I'm using pytorch geometric. My data is of the class: torch_geometric.data.Data
. Most tutorials I see use torch_geometric.utils.train_test_split_edges
(depreciated now, recommended to use torch_geometric.transforms.random_link_split
. Any way, both of these functions work to split my data. However, my data has a time component and I'd like to do a train/test split using a date as a threshold. How can I accomplish this?
My data object looks like:
Data(x=[17815, 13], edge_index=[2, 62393], edge_attr=[62393], edge_time=[62393], edge_label=[62393], input_id=[1], batch_size=1)
I can get my own train_mask
and test_mask
by doing something like:
train_mask = (data.edge_time < time_threshold)

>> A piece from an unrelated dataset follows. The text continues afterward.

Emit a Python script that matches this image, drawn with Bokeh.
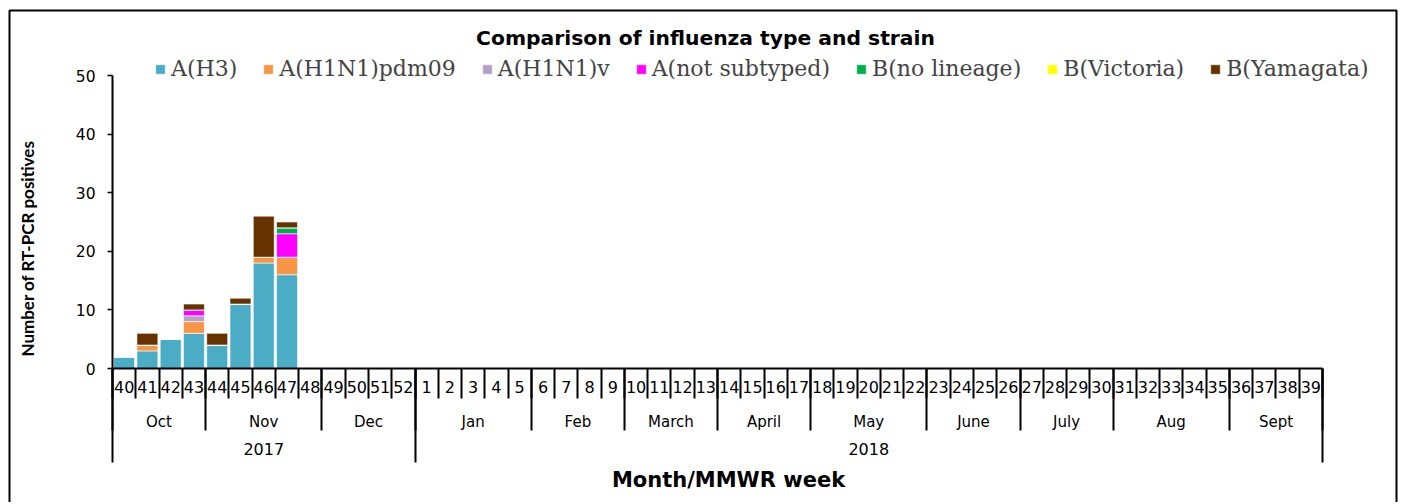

test_mask = (data.edge_time >= time_threshold)
But again this would take some work to filter all the components of Data
and it does not have negative edge indices. My model needs positive and negative edge indices just like torch_geometric.utils.train_test_split_edges
returns.
Does anyone know how to accomplish this? Thanks so much!!
You can in theory simply use the node mask to generate a train and test edge_index tensor:
edge_index_train = data.edge_index[:, train_mask]
edge_attr_train = data.edge_index[train_mask]
and respectively replace train_mask
with ~train_mask
(or test_mask) for the test dataset.